-- BEGIN MATERIAL PROVIDED --

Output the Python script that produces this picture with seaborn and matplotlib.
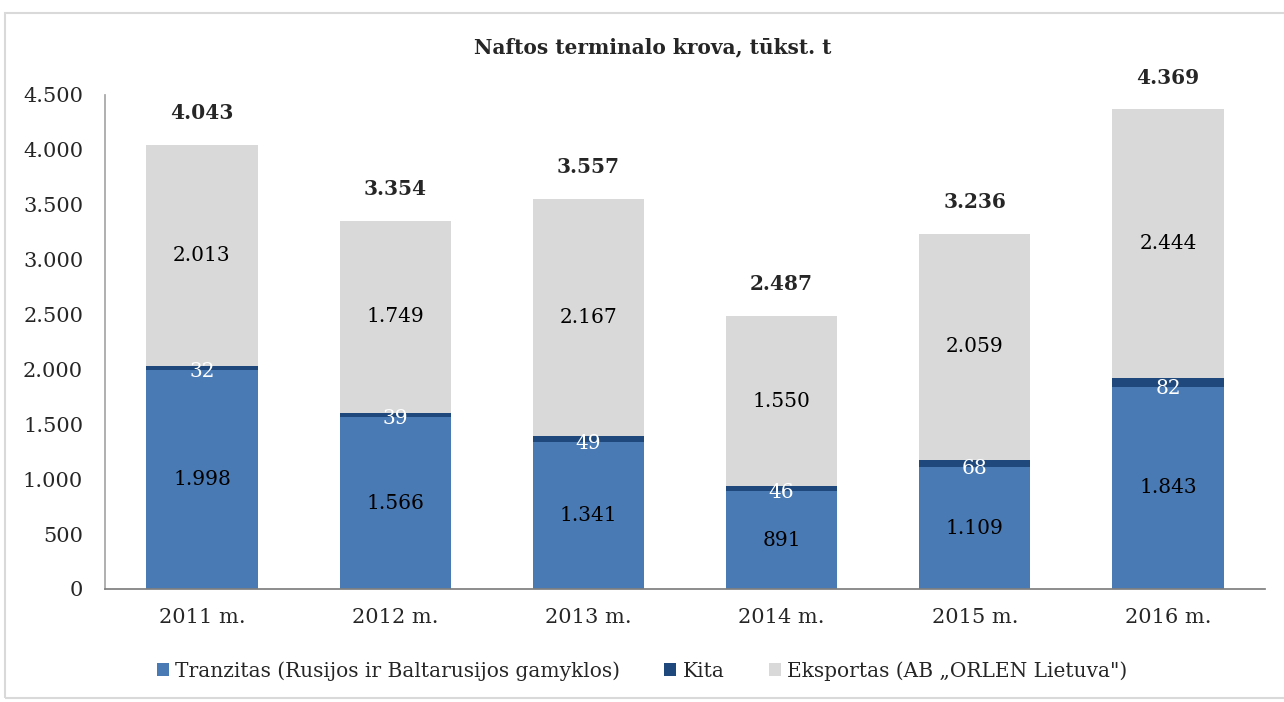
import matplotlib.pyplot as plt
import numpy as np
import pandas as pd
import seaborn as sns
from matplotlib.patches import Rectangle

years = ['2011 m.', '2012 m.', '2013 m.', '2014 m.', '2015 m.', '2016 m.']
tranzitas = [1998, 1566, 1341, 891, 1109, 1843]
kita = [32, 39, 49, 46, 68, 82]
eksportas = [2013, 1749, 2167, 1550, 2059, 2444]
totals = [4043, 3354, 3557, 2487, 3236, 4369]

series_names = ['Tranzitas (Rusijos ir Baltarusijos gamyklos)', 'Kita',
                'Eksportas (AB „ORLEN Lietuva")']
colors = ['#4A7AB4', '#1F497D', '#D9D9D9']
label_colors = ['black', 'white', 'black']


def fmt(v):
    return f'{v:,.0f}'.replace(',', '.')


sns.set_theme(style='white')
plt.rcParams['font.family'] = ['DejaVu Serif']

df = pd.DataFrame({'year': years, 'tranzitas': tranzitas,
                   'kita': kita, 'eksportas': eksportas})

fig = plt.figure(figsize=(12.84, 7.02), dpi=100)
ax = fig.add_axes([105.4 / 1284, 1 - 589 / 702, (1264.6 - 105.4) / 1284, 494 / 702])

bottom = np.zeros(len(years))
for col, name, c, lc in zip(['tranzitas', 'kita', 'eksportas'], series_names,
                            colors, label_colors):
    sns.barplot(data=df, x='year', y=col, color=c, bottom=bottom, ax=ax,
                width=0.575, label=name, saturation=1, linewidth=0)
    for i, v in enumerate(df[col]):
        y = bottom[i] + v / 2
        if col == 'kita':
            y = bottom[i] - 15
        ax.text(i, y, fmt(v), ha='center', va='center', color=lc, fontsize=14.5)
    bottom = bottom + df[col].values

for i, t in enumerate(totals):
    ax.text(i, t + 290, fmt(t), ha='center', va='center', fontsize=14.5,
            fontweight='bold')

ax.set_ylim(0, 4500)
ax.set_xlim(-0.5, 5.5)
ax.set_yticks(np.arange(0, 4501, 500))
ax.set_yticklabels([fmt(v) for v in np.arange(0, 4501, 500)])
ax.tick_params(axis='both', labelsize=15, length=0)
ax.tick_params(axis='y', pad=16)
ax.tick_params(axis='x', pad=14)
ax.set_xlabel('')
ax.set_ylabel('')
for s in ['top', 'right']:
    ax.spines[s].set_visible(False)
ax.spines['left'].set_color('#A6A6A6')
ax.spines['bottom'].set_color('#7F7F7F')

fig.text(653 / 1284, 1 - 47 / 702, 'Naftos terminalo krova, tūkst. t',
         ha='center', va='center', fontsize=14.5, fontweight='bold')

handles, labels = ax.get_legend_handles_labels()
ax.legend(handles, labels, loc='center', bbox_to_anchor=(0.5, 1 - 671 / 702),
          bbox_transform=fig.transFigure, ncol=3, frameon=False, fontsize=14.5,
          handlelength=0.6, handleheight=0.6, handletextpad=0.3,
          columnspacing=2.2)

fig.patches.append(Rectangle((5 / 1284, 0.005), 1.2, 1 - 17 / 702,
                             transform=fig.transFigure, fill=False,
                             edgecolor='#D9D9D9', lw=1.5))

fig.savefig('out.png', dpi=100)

-- END MATERIAL PROVIDED --

— STATED TASK —
Count the lines above that contain the word "matplotlib", and give only that number.

— EXERCISE OUTPUT —
3